Multiple enhancement of PVC cable insulation using functionalized SiO2 nanoparticles based nanocomposites

Manufacturing of a new insulation material for power cables has become necessary in order to withstand electrical and mechanical stresses. The current study aims to enhance the dielectric and mechanical properties of Polyvinyl Chloride (PVC), one of the wide used power cable insulation, by the insertion of chemically modified silica (silicon dioxide, SiO2) nanoparticles. The surface functionalization of the inserted SiO2 nanoparticles was performed using amino silane coupling agent, and the PVC/SiO2 nanocomposites were synthesized with different concentrations of nanoparticles. The surface morphology and chemical structure of the prepared samples were characterized by field emission scanning electron microscopy (FE-SEM) and Fourier transformation infrared spectroscopy (FT-IR).

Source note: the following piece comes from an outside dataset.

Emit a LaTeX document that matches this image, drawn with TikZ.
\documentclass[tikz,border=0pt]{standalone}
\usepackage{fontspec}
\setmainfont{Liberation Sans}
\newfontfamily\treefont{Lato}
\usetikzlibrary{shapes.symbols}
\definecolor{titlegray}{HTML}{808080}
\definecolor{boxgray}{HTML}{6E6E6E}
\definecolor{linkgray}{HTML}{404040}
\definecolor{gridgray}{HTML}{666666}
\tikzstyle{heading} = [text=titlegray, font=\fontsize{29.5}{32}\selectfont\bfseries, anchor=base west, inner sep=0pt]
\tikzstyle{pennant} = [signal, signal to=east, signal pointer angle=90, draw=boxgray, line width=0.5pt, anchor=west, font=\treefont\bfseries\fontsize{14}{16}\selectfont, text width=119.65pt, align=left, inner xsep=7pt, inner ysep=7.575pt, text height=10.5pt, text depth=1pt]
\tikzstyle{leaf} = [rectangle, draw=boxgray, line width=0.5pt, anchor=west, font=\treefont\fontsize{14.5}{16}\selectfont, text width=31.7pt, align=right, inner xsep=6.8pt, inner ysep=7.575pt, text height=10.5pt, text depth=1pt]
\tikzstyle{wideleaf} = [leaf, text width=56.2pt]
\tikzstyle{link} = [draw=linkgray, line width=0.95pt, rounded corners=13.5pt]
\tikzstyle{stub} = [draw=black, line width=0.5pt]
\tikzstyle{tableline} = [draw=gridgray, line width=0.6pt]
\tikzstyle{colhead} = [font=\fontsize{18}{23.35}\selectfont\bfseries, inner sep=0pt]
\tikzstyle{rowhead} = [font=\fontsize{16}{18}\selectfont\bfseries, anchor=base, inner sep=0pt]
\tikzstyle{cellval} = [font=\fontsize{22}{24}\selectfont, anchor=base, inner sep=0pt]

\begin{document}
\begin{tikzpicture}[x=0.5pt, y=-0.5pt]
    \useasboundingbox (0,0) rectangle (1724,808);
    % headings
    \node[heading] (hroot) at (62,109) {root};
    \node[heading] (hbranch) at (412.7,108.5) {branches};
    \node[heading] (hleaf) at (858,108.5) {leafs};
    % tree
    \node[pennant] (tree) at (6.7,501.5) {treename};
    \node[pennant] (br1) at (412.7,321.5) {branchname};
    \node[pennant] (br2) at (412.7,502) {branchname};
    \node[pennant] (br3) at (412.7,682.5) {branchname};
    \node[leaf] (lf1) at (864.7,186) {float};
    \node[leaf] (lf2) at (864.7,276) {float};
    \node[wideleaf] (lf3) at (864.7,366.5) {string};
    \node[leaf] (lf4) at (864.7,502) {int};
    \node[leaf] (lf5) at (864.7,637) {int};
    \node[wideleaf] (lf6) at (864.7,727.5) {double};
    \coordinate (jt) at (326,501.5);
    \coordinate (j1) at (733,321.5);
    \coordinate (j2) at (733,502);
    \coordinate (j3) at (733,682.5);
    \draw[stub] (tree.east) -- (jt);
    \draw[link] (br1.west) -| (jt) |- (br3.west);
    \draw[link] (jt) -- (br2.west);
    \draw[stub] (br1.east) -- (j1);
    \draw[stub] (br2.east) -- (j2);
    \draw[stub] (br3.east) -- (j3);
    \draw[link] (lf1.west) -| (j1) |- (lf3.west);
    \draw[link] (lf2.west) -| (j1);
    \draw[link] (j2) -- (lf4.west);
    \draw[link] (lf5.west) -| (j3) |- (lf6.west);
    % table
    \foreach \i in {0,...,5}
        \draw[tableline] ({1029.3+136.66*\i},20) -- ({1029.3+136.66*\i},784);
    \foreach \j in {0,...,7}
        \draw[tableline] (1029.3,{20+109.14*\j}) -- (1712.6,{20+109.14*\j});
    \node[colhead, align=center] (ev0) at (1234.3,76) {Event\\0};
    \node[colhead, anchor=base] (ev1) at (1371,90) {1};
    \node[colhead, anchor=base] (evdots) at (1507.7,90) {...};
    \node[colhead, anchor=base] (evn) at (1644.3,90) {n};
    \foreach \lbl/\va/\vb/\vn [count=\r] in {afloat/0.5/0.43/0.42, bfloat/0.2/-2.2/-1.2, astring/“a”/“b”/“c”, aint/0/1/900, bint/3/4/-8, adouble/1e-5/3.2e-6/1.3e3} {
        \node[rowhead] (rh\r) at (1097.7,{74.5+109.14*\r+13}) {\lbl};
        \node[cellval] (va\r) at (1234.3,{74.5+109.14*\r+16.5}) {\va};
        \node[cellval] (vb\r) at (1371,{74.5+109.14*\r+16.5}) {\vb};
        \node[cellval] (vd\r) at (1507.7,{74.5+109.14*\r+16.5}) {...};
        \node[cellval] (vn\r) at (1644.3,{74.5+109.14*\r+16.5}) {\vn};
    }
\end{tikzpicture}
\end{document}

The mechanical properties of the obtained nanocomposites showed that the insertion of functionalized nanoparticles is able to increase the tensile strength and the Young's modulus of samples, however it decreases their elongation. In addition, the dielectric properties of PVC/SiO2 nanocomposites, such as relative permittivity (εr) and dielectric loss (tan δ), were also measured in a frequency range of 20 Hz-1 MHz. Moreover, AC breakdown voltage of the prepared samples was measured under uniform and non-uniform field, and AC dielectric strength was evaluated using finite element method (FEM) for non-uniform and uniform field. For further evaluation, DC dielectric strength was also measured under uniform field. The obtained data revealed that PVC/SiO2 nanocomposites with functionalized SiO2 nanoparticles exhibited better dielectric properties compared to that with un-functionalized one or that of neat PVC. The physical mechanisms behind the obtained enhancements have been discussed.